What is up with the parking on Seventh Street?
safety August 12th, 2008
See anything wrong with this picture? I took this photo just after the pickup on the right had pulled out of its space by backing into the opposite lane and turning hard, and just before the SUV on the left swung across my lane to park.
And of course this insane parking scheme occurs on the heavily-used Seventh Street bike route, currently the only reasonable way to get from the University and 4th Avenue to downtown.
–Erik Ryberg

August 13th, 2008 at 6:30 am
Are there signs posted for “back-in” parking only? Another hazard, another day…
August 13th, 2008 at 9:16 am
Looks like they’re planning on making it “back in only” parking, like on University – probably *because* it’s a bike route.
If they are, I hope there’s not too much of a lag between painting the lines and posting the signs – two different departments you know.
August 13th, 2008 at 9:24 am
It seems like that’s happening on other streets as well. Back in parking is WAY scarier than regular pull in, the motorist rarely looks for cyclists when backing in. That’s been my experience on University anyway. Tucson is so backwards.
August 13th, 2008 at 10:36 am
Yes, but the cyclist can easily see a car in front of them stopping and putting the back-up lights on, and have time to react appropriately. I’ll take back-in parking over nose-in any day.
August 13th, 2008 at 12:08 pm
I’d be interested to know if there are studies about this. I ride by both back-in and nose-in angled parking several times a week and I could be wrong but I actually think nose-in is safer. I get pretty nervous along University where it is back-in parking.
First, drivers can drive by an open space, see it, and reverse into it pretty fast and they sometimes miscalculate where you are (or just forget about you) in back-in situations, but they don’t seem to do so in nose-in. And, if you do get hit it’s the difference between hitting the side of a car and getting run over by a car going in reverse.
Also, people back out of nose-in spaces pretty cautiously because they can’t see. With back-in spaces they took one look to the left and if they don’t see a car coming they roar out of there without another though — perhaps not noticing that you are riding your bike directly into their path.
EBR
August 13th, 2008 at 1:48 pm
I guess my automatic assumption is that anyone behind the wheel of a motor vehicle is an incompetent fool, that I am invisible to them no matter what, and that rather than try to change things around making it easier for them to notice me, I prefer to change things around that help me to notice, react, and avoid them. Even if they do it very fast, I still get more notice and reaction time to a car in front of me stopping, shifting into reverse, and backing up; then to one overtaking me and suddenly pulling a quick right-hook.

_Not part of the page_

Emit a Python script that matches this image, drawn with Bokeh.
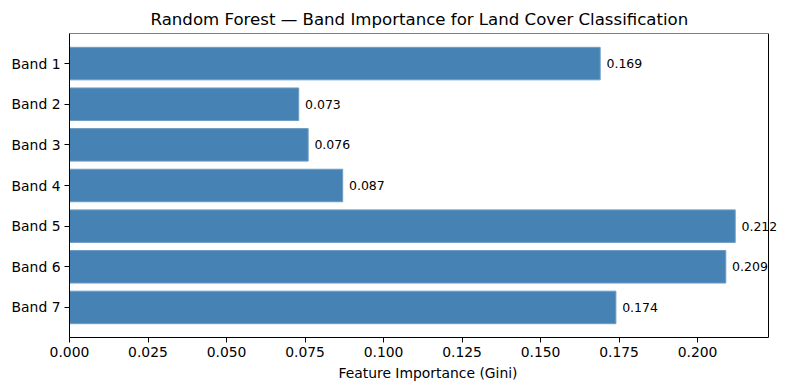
from bokeh.plotting import figure
from bokeh.models import (Range1d, FixedTicker, ColumnDataSource, LabelSet,
                          NumeralTickFormatter, BoxAnnotation)
from bokeh.core.properties import value
from bokeh.embed import file_html
from bokeh.resources import INLINE

bands = ["Band 1", "Band 2", "Band 3", "Band 4", "Band 5", "Band 6", "Band 7"]
importance = [0.169, 0.073, 0.076, 0.087, 0.212, 0.209, 0.174]
x_ticks = [0.0, 0.025, 0.05, 0.075, 0.1, 0.125, 0.15, 0.175, 0.2]

pos = list(range(len(bands)))
src = ColumnDataSource(dict(
    y=pos, v=importance,
    lx=[v + 0.002 for v in importance],
    lab=["%.3f" % v for v in importance],
))

FONT = "DejaVu Sans"
W, H = 786, 390
LEFT, RIGHT_EDGE = 69, 768
xmax = max(importance) * 1.05
# the frame runs to the figure edge so the value labels are not clipped;
# the visible box is drawn at xmax
x_end = xmax * (W - LEFT) / (RIGHT_EDGE - LEFT)

p = figure(width=W, height=H, output_backend="svg", toolbar_location=None,
           x_range=Range1d(0, x_end),
           y_range=Range1d(len(bands) - 1 + 0.74, -0.74),
           title="Random Forest \u2014 Band Importance for Land Cover Classification",
           min_border_left=LEFT, min_border_right=0, min_border_bottom=53, min_border_top=33)

p.title.align = "left"
p.title.offset = 81
p.title.text_font = FONT
p.title.text_font_size = "16.6px"
p.title.text_font_style = "normal"
p.title.text_color = "black"

p.hbar(y="y", right="v", left=0, height=0.8, source=src,
       fill_color="#4682b4", line_color="#6e9cc4", line_width=1)

labels = LabelSet(x="lx", y="y", text="lab", source=src, text_baseline="middle",
                  text_align="left", text_font=value(FONT), text_font_size=value("12.5px"),
                  text_color="black")
p.add_layout(labels)

frame_box = BoxAnnotation(left=0, right=xmax, fill_alpha=0, line_color="black",
                          line_width=1, line_alpha=1)
p.add_layout(frame_box)

p.xgrid.visible = False
p.ygrid.visible = False
p.outline_line_color = None

p.xaxis.ticker = FixedTicker(ticks=x_ticks)
p.xaxis.formatter = NumeralTickFormatter(format="0.000")
p.xaxis.bounds = (0, xmax)
p.yaxis.ticker = FixedTicker(ticks=pos)
p.yaxis.major_label_overrides = {i: b for i, b in enumerate(bands)}
p.xaxis.axis_label = "Feature Importance (Gini)"

for ax in (p.xaxis, p.yaxis):
    ax.major_tick_out = 5
    ax.major_tick_in = 0
    ax.minor_tick_out = 0
    ax.minor_tick_in = 0
    ax.axis_line_color = "black"
    ax.major_tick_line_color = "black"
    ax.major_label_text_font = FONT
    ax.major_label_text_font_size = "13.9px"
    ax.major_label_text_color = "black"
    ax.axis_label_text_font = FONT
    ax.axis_label_text_font_size = "13.9px"
    ax.axis_label_text_font_style = "normal"
    ax.axis_label_text_color = "black"
    ax.major_label_standoff = 4
p.xaxis.axis_label_standoff = 5

open("out.html", "w").write(file_html(p, INLINE))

As for when they leave, it’s much easier to spot someone sitting in the driver’s seat (the best warning sign that a car may suddenly pull out) from further away, again giving me more lead time, when a car is in a back-in space than either nose-in or parallel parked, due to the fact that most cars here have darkly tinted rear windows.
August 14th, 2008 at 9:55 am
Thank you, Scott, for the reasoned parking assessment.
Back-in being the least worse of two bad situations.
“Busy” car drivers are really only looking to see the
big things on the road and most are so poor at backing
their vehicle that it slows them down considerably.
Cyclist should never go blithely through these congested
areas…they are going to increase in number and add a
streetcar to boot, in some.
August 19th, 2008 at 5:20 pm
Not to mention the entertainment value. I had lunch at University Chipotle today, one of the front window seats, and had a great time watching clueless folks who couldn’t drive their way out of a paper bag try to back into those spaces. It takes most folks two or three slow, halting tries to get it right, and one car full of girls just gave up and walked away with their rear bumper still a good 6 feet away from the back of the space because she couldn’t go any further without climbing up on the curb to her right due to her not being able to match the angle right.